» EXERCISE AIM
Locate all lines with the word "matplotlib". Copy them.

» MATERIAL
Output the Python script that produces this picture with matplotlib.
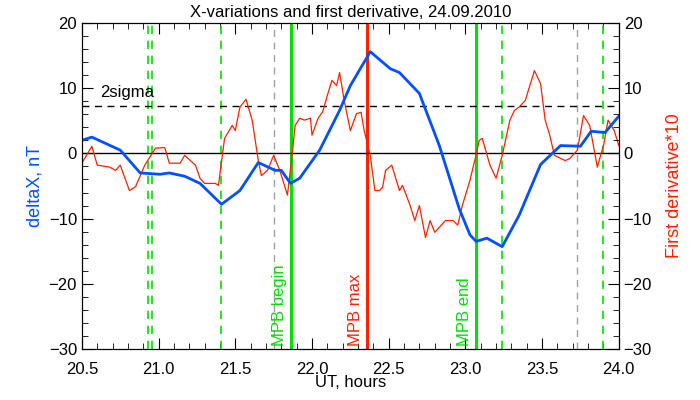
import matplotlib
matplotlib.use("Agg")
import matplotlib.pyplot as plt
from matplotlib.ticker import MultipleLocator

plt.rcParams['font.family'] = ['Liberation Sans', 'DejaVu Sans']

bx = [20.50,20.565,20.75,20.88,21.01,21.07,21.17,21.27,21.41,21.53,21.65,21.76,21.80,21.86,21.92,22.05,22.18,22.25,22.38,22.51,22.57,22.70,22.83,22.96,23.03,23.07,23.14,23.24,23.35,23.49,23.62,23.75,23.82,23.91,24.0]
bv = [2.0,2.5,0.5,-3.0,-3.2,-3.0,-3.5,-4.6,-7.8,-5.7,-1.4,-2.6,-2.6,-4.6,-3.8,0.5,6.6,10.4,15.6,13.0,12.4,9.2,1.2,-8.5,-12.5,-13.5,-13.0,-14.3,-9.5,-1.7,1.2,1.1,3.4,3.2,5.7]

rx = [20.50,20.565,20.60,20.68,20.72,20.75,20.81,20.85,20.91,20.98,21.04,21.07,21.14,21.17,21.24,21.27,21.30,21.37,21.39,21.43,21.48,21.50,21.53,21.57,21.61,21.65,21.67,21.71,21.75,21.79,21.84,21.87,21.89,21.92,21.95,21.99,22.00,22.04,22.07,22.10,22.13,22.16,22.18,22.21,22.25,22.29,22.32,22.34,22.38,22.41,22.44,22.46,22.48,22.52,22.57,22.59,22.64,22.67,22.70,22.74,22.77,22.80,22.87,22.92,22.95,22.98,23.03,23.07,23.09,23.11,23.16,23.20,23.24,23.29,23.32,23.35,23.39,23.45,23.49,23.52,23.55,23.58,23.65,23.68,23.73,23.77,23.81,23.86,23.90,23.93,23.97,24.0]
rv = [-1.5,1.1,-1.8,-2.1,-2.6,-1.8,-5.7,-5.1,-1.8,0.8,0.9,-1.5,-1.5,-0.3,-1.8,-3.8,-4.6,-4.6,-4.9,2.3,4.3,3.5,7.1,8.3,5.1,-1.1,-3.4,-2.6,-0.3,-2.6,-6.4,-0.3,4.3,5.4,5.1,5.4,2.8,5.4,6.4,8.9,11.2,10.4,12.4,8.1,3.5,6.1,6.3,3.5,-0.3,-5.7,-5.7,-5.2,-2.6,-1.8,-5.7,-4.9,-8.0,-10.3,-8.0,-12.9,-10.3,-12.1,-10.3,-10.3,-11.0,-8.0,-4.1,-0.2,2.0,2.3,-1.8,-3.8,-0.3,5.1,6.6,7.1,8.1,12.7,10.7,5.1,2.8,-0.3,-1.1,-0.8,0.5,5.8,4.3,-2.1,1.2,5.1,3.5,1.2]

green_dashed = [20.93, 20.96, 21.41, 23.24, 23.90]
gray_dashed = [21.75, 23.73]
green_solid = [21.86, 23.07]
red_solid = 22.36
sigma2 = 7.2
markers = [(21.86, 'MPB begin', '#00e000'), (22.36, 'MPB max', '#ff2000'), (23.07, 'MPB end', '#00e000')]

fig = plt.figure(figsize=(7, 4), dpi=100)
ax = fig.add_axes([0.117, 0.1275, 0.767, 0.815])
ax.set_xlim(20.5, 24.0)
ax.set_ylim(-30, 20)

for x in green_dashed:
    ax.axvline(x, color='#00e000', ls=(0, (5, 4)), lw=1.2)
for x in gray_dashed:
    ax.axvline(x, color='#a0a0a0', ls=(0, (5, 4)), lw=1)
for x in green_solid:
    ax.axvline(x, color='#00e000', lw=2.2)
ax.axvline(red_solid, color='#ff2000', lw=2.2)
ax.axhline(0, color='black', lw=1)
ax.axhline(sigma2, color='black', ls=(0, (5, 4)), lw=1)
ax.text(20.62, 8.6, '2sigma', fontsize=12, color='black')

ax.plot(rx, rv, color='#ff2000', lw=0.9)
ax.plot(bx, bv, color='#0050ff', lw=2)

for x, t, c in markers:
    ax.text(x - 0.025, -29.5, t, rotation=90, color=c, fontsize=12, ha='right', va='bottom')

ax.set_title('X-variations and first derivative, 24.09.2010', fontsize=12, pad=4)
ax.set_xlabel('UT, hours', fontsize=12, labelpad=-1)
ax.set_ylabel('deltaX, nT', color='#0050ff', fontsize=13)
ax.xaxis.set_major_locator(MultipleLocator(0.5))
ax.xaxis.set_minor_locator(MultipleLocator(0.1))
ax.yaxis.set_major_locator(MultipleLocator(10))
ax.yaxis.set_minor_locator(MultipleLocator(2))
ax.tick_params(which='both', direction='in', top=True, labelsize=12)
ax.tick_params(which='major', length=8)
ax.tick_params(which='minor', length=4)
ax.tick_params(axis='x', pad=9)

ax2 = ax.twinx()
ax2.set_ylim(-30, 20)
ax2.yaxis.set_major_locator(MultipleLocator(10))
ax2.yaxis.set_minor_locator(MultipleLocator(2))
ax2.tick_params(which='both', direction='in', labelsize=12)
ax2.tick_params(which='major', length=8)
ax2.tick_params(which='minor', length=4)
ax2.set_ylabel('First derivative*10', color='#ff2000', fontsize=13, labelpad=10)

fig.savefig('out.png', dpi=100)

» SOLUTION FOR THIS PROBLEM
Output the Python script that produces this picture with matplotlib.
import matplotlib
matplotlib.use("Agg")
import matplotlib.pyplot as plt
from matplotlib.ticker import MultipleLocator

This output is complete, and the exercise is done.